Conway’s polling stunned the GOP attendees at the donor retreat, but those numbers won’t change anybody’s mind in states where Republicans have super-majorities. “They’re not responsive because they get elected in the primaries,” says Matthews, and the activists rule the primaries. In several states where abortion is percolating up, most notably in Ohio, Republican lawmakers are changing the threshold to make it harder for voters collecting signatures to get on the ballot in the 2024 election to secure abortion rights.

“This is a horror movie with lots of sequels,” says Jim Kessler with Third Way, a centrist Democratic group. “In 2024, we will have the first presidential election where the president’s position could make a visceral difference in a woman’s life. We’re seeing tremors out there,” the aftershocks of the political earthquake caused by the overturning of Roe last year. The 2020 midterms were the best for Democrats since FDR; voters in Kansas, a red state, overwhelmingly secured abortion rights last year; and last month, voters in Wisconsin came out in record numbers to support a state Supreme Court justice who committed to tossing out an 1849 abortion ban.

Republican presidential candidate and former U.S. Ambassador to the United Nations Nikki Haley speaks during a campaign town hall meeting in Bedford, New Hampshire, on April 26, 2023.

Brian Snyder/Reuters

One out of five women will have an abortion in their lifetime, and according to the Kaiser Family Foundation, most reproductive-aged women (58 percent) know someone who has had an abortion, with 68 percent of those women knowing more than one person.

“This is an issue where Republicans can’t hide,” says Kessler. “They try to bring cultural issues to the forefront, particularly on trans people. What they’re really trying to do is distract from abortion.”

A party that ran multiple elections over multiple decades with extraordinary unanimity on abortion is now floundering to seek consensus.

The race to the right is not just about legalizing abortion, it’s about criminalizing abortion. Taking it from a constitutional right to a crime is a non-starter in a general election in a country where supermajorities want abortion to be legal (with common sense restrictions), and 80 percent are not happy with the Supreme Court’s ruling on Roe.

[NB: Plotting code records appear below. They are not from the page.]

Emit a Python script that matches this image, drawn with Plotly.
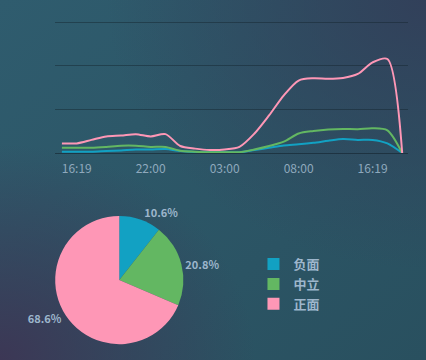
import base64
import plotly.graph_objects as go

# ---------------- data ----------------
times = ["15:19", "16:19", "17:19", "18:19", "19:19", "21:00", "22:00", "23:00",
         "00:00", "01:00", "02:00", "03:00", "04:00", "05:00", "06:00", "07:00",
         "08:00", "10:00", "11:00", "13:00", "15:00", "16:19", "17:19", "18:19"]
tick_idx = [1, 6, 11, 16, 21]

negative = [1.5, 1.5, 1.5, 2.3, 3, 4, 4, 4.5, 2.3, 1.1, 0.8, 0.8, 0.8, 3.4, 6, 8.7,
            10, 11.7, 14, 16, 15, 15, 11, 0]
neutral = [6, 6, 6, 7, 8.3, 8.3, 7, 7, 2.6, 1.5, 0.8, 1, 1, 4, 8, 13,
           22.4, 25.3, 27, 27.6, 27.3, 28.4, 26, 0]
positive = [11, 11, 15, 19, 20, 21.6, 19, 21.6, 8, 5, 3.4, 4, 7, 22, 43, 66,
            83, 85.6, 85, 86, 90.5, 103.8, 107.6, 0]

pie_labels = ["负面", "中立", "正面"]
pie_values = [10.6, 20.8, 68.6]

colors = ["#12a1c3", "#63b762", "#fe97b6"]
text_color = "#9db6cc"
font_family = "Noto Sans CJK SC, Noto Sans, sans-serif"

# ---------------- background gradient (svg) ----------------
svg = """<svg xmlns='http://www.w3.org/2000/svg' width='426' height='360' viewBox='0 0 426 360' preserveAspectRatio='none'>
<defs>
<linearGradient id='g1' x1='0' y1='0' x2='1' y2='1'>
<stop offset='0' stop-color='#2f5c6e'/><stop offset='1' stop-color='#29505f'/>
</linearGradient>
<radialGradient id='g2' cx='1' cy='0' r='0.75'>
<stop offset='0' stop-color='#32405a' stop-opacity='1'/><stop offset='1' stop-color='#32405a' stop-opacity='0'/>
</radialGradient>
<radialGradient id='g3' cx='0' cy='1' r='0.6'>
<stop offset='0' stop-color='#3c3755' stop-opacity='1'/><stop offset='1' stop-color='#3c3755' stop-opacity='0'/>
</radialGradient>
</defs>
<rect width='426' height='360' fill='url(#g1)'/>
<rect width='426' height='360' fill='url(#g2)'/>
<rect width='426' height='360' fill='url(#g3)'/>
</svg>"""
bg_src = "data:image/svg+xml;base64," + base64.b64encode(svg.encode()).decode()

fig = go.Figure()

x = list(range(len(times)))
for name, vals, col in zip(pie_labels, [negative, neutral, positive], colors):
    fig.add_trace(go.Scatter(
        x=x, y=vals, mode="lines", name=name, showlegend=False,
        line=dict(color=col, width=2, shape="spline", smoothing=0.8),
        hoverinfo="skip"))

fig.add_trace(go.Pie(
    labels=pie_labels, values=pie_values, sort=False, direction="clockwise",
    rotation=0, marker=dict(colors=colors, line=dict(width=0)),
    textposition="outside", texttemplate="%{percent:.1%}",
    textfont=dict(color=text_color, size=11, family=font_family, weight="bold"),
    domain=dict(x=[0.02, 0.54], y=[0.044, 0.4]),
    automargin=False,
    showlegend=True, hoverinfo="skip"))

fig.update_layout(
    template="none",
    width=426, height=360,
    margin=dict(l=0, r=0, t=0, b=0, pad=0),
    paper_bgcolor="#2c5366",
    plot_bgcolor="rgba(0,0,0,0)",
    font=dict(family=font_family, color=text_color, size=12),
    images=[dict(source=bg_src, xref="paper", yref="paper", x=0, y=1,
                 sizex=1, sizey=1, sizing="stretch", layer="below",
                 xanchor="left", yanchor="top")],
    xaxis=dict(domain=[0.129, 0.958], range=[-0.47, 23.4], automargin=False,
               tickvals=tick_idx, ticktext=[times[i] for i in tick_idx],
               showgrid=False, zeroline=False, showline=True,
               linecolor="rgba(20,35,45,0.6)", linewidth=1,
               ticks="outside", ticklen=5, tickcolor="rgba(0,0,0,0)",
               tickfont=dict(size=12, color="#8fa9bd")),
    yaxis=dict(domain=[0.575, 0.951], range=[0, 155], dtick=50, automargin=False,
               showticklabels=False, showgrid=True,
               gridcolor="rgba(20,35,45,0.45)", gridwidth=1,
               zeroline=False, showline=False, ticks=""),
    legend=dict(x=0.595, y=0.211, xanchor="left", yanchor="middle",
                font=dict(size=13, color=text_color, family=font_family, weight="bold"),
                bgcolor="rgba(0,0,0,0)"),
)

fig.write_html("out.html", config={"displayModeBar": False},
               post_script="document.body.style.margin='0';document.body.style.padding='0';")
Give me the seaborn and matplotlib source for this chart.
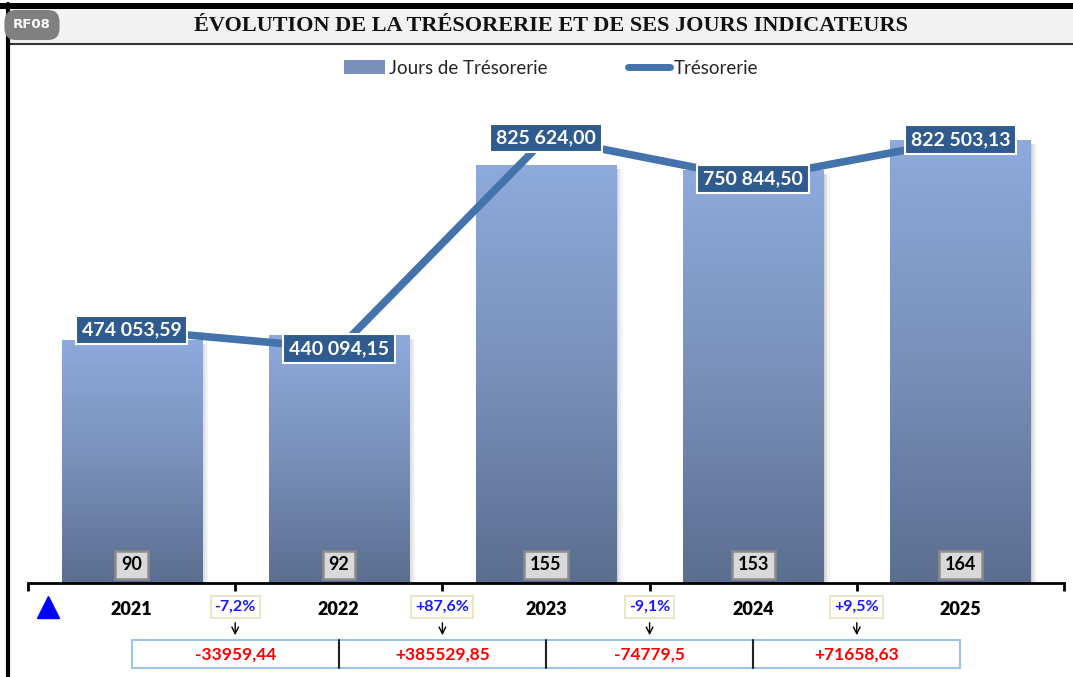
import numpy as np
import pandas as pd
import seaborn as sns
from matplotlib import pyplot as plt
from matplotlib import transforms
from matplotlib.colors import LinearSegmentedColormap
from matplotlib.lines import Line2D
from matplotlib.patches import Patch, Rectangle

years = ["2021", "2022", "2023", "2024", "2025"]
jours = [90, 92, 155, 153, 164]
tresorerie = [474053.59, 440094.15, 825624.00, 750844.50, 822503.13]

TITLE = "ÉVOLUTION DE LA TRÉSORERIE ET DE SES JOURS INDICATEURS"
BAR_TOP = "#8eaadc"
BAR_BOTTOM = "#5b6e90"
LINE_COLOR = "#4472aa"
LABEL_BG = "#2f5b8f"

sns.set_theme(style="white")
plt.rcParams["font.family"] = ["Lato", "DejaVu Sans"]

W, H = 1073, 677
fig = plt.figure(figsize=(W / 100, H / 100), dpi=100)


def fx(px):
    return px / W


def fy(py):
    return 1 - py / H


# ---- frame and title band
fig.add_artist(Rectangle((fx(8), fy(44)), fx(W - 8), fy(9) - fy(44),
                         transform=fig.transFigure, facecolor="#f2f2f2",
                         edgecolor="none"))
fig.add_artist(Rectangle((0, fy(9)), 1, fy(3) - fy(9), transform=fig.transFigure,
                         facecolor="black", edgecolor="none"))
fig.add_artist(Line2D([fx(8), 1], [fy(44), fy(44)], transform=fig.transFigure,
                      color="#333333", lw=1.5))
fig.add_artist(Line2D([fx(8), fx(8)], [0, fy(4)], transform=fig.transFigure,
                      color="black", lw=3))
fig.text(fx(32), fy(25), "RF08", color="white", fontsize=9.5, fontweight="bold",
         ha="center", va="center", family=["Liberation Sans Narrow", "DejaVu Sans"],
         bbox=dict(boxstyle="round,pad=0.65,rounding_size=0.9",
                   facecolor="#808080", edgecolor="none"))
fig.text(fx(551), fy(26), TITLE, fontsize=16, fontweight="bold", ha="center",
         va="center", family=["Liberation Serif", "DejaVu Serif"], color="#111111")

# ---- main axes
ax = fig.add_axes([fx(28), fy(583), fx(1064) - fx(28), fy(97) - fy(583)])
df = pd.DataFrame({"annee": years, "jours": jours})
sns.barplot(data=df, x="annee", y="jours", ax=ax, width=0.676, color=BAR_TOP,
            saturation=1, zorder=2)

cmap = LinearSegmentedColormap.from_list("bar", [BAR_BOTTOM, "#7890ba", BAR_TOP])
grad = np.linspace(0, 1, 256).reshape(-1, 1)
for p in list(ax.patches):
    x0, w, h = p.get_x(), p.get_width(), p.get_height()
    im = ax.imshow(grad, extent=[x0, x0 + w, 0, h], origin="lower", cmap=cmap,
                   aspect="auto", zorder=2)
    im.set_clip_path(p)
    p.set_facecolor("none")
    p.set_edgecolor("none")
    # soft shadow on the right side
    for k, a in enumerate([0.28, 0.18, 0.10, 0.05]):
        ax.add_patch(Rectangle((x0 + w + k * 0.008, 0), 0.008, h - 1.5,
                               facecolor="#555555", alpha=a, edgecolor="none",
                               zorder=1.5))

ax.set_xlim(-0.5, len(years) - 0.5)
ax.set_ylim(0, 180)
ax.set_ylabel("")
ax.set_xlabel("")
ax.set_yticks([])
for s in ["top", "right", "left"]:
    ax.spines[s].set_visible(False)
ax.spines["bottom"].set_linewidth(2)
ax.spines["bottom"].set_color("black")
ax.set_xticks(range(len(years)), years)
ax.set_xticks(np.arange(-0.5, len(years), 1), minor=True)
ax.tick_params(axis="x", which="major", length=0, pad=13, labelsize=13,
               labelcolor="black")
ax.tick_params(axis="x", which="minor", length=6, width=2, color="black",
               direction="out", bottom=True)
for t in ax.get_xticklabels():
    t.set_fontweight("heavy")
ax.patch.set_alpha(0)

# day labels in little grey buttons
for i, v in enumerate(jours):
    ax.annotate(str(v), xy=(i, 0), xytext=(0, 18), textcoords="offset pixels",
                ha="center", va="center", fontsize=13, fontweight="bold",
                color="black", zorder=5,
                bbox=dict(boxstyle="square,pad=0.32", facecolor="#d9d9d9",
                          edgecolor="#8c8c8c", lw=1.8))

# ---- treasury line
ax2 = ax.twinx()
idx = np.arange(len(years))
sns.lineplot(x=idx, y=tresorerie, ax=ax2, color=LINE_COLOR, lw=5.5, zorder=3)
ax2.set_ylim(10785, 900700)
ax2.set_xlim(-0.5, len(years) - 0.5)
ax2.axis("off")


def fmt_fr(v):
    return f"{v:,.2f}".replace(",", " ").replace(".", ",")


for i, v in enumerate(tresorerie):
    ax2.text(i, v, fmt_fr(v), ha="center", va="center", color="white",
             fontsize=14, fontweight="bold", zorder=6,
             bbox=dict(boxstyle="square,pad=0.3", facecolor=LABEL_BG,
                       edgecolor="white", lw=1.5))

# ---- variations under the axis
blend = transforms.blended_transform_factory(ax.transData, fig.transFigure)
for i in range(len(years) - 1):
    a, b = tresorerie[i], tresorerie[i + 1]
    pct = (b - a) / a * 100
    delta = b - a
    pct_txt = f"{pct:+.1f}%".replace(".", ",")
    d_txt = f"{delta:+.2f}".rstrip("0").rstrip(".").replace(".", ",")
    xm = i + 0.5
    ax.text(xm, fy(607), pct_txt, transform=blend, ha="center", va="center",
            color="#1a1aff", fontsize=11.5, fontweight="bold",
            bbox=dict(boxstyle="square,pad=0.25", facecolor="white",
                      edgecolor="#ece6c8", lw=1.5))
    ax.annotate("", xy=(xm, fy(638)), xytext=(xm, fy(620)), xycoords=blend,
                textcoords=blend, annotation_clip=False,
                arrowprops=dict(arrowstyle="->", color="black", lw=1))
    ax.add_artist(Rectangle((i, fy(668)), 1, fy(640) - fy(668), transform=blend,
                            facecolor="white", edgecolor="#9dc3e6", lw=1.5,
                            clip_on=False, zorder=2))
    ax.text(xm, fy(655), d_txt, transform=blend, ha="center", va="center",
            color="#ff0000", fontsize=12.5, fontweight="bold", zorder=3)
for i in range(1, len(years) - 1):
    ax.add_artist(Line2D([i, i], [fy(668), fy(640)], transform=blend,
                         color="#222222", lw=1.5, clip_on=False, zorder=3))

fig.add_artist(Line2D([fx(48)], [fy(607)], transform=fig.transFigure, marker="^",
                      markersize=16, color="#0000ff", linestyle="none"))

# ---- legend
bar_handle = Patch(facecolor="#7890ba", edgecolor="none")
line_handle = Line2D([], [], color=LINE_COLOR, lw=5)
fig.legend([bar_handle, line_handle], ["Jours de Trésorerie", "Trésorerie"],
           loc="center", bbox_to_anchor=(fx(551), fy(68)), ncol=2, frameon=False,
           fontsize=13.5, columnspacing=4.3, handlelength=2.2, handletextpad=0.2)

fig.savefig("out.png", dpi=100)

“Leaving it to the states is the best they can do,” says Kessler, and that’s the position that Trump has staked out.

The Susan B. Anthony anti-abortion group calls Trump’s view a “morally indefensible position for a self-proclaimed pro-life presidential candidate.” They want a 15-week national ban.

The ex-president did not respond to the group that was once his ally, and he must be annoyed that the activists he so pleased by appointing three pro-life judges to the Supreme Court are not satisfied and are, in fact, pushing for more than anyone with national aspirations can comfortably promise.

So, he changed the topic, as only Trump can do, saying that he might boycott the Republican debates, two of which are already scheduled—one in Milwaukee in August, and a second one in September at the Reagan Library in California.

“I see that everybody is talking about the Republican Debates, but nobody got my approval, or the approval of the Trump Campaign, before announcing them,” Trump wrote on Truth Social. “When you’re leading by seemingly insurmountable numbers, and you have hostile Networks with angry, TRUMP & MAGA hating anchors asking the ‘questions,’ why subject yourself to being libeled and abused?”

He’s got a point, and for someone who regularly threatened to undo debate schedules in 2016 and 2020, we’ve seen this movie before.

The Supreme Court’s ruling on Roe vaulted an issue from the theoretical to the immediate, and it threatens to turn the primary race into a competition of “can you top this” on abortion restrictions “except for Trump,” says Kessler, who insists that at least in staking out his stance on an issue where Republicans cannot win, Trump is “smarter than they are.”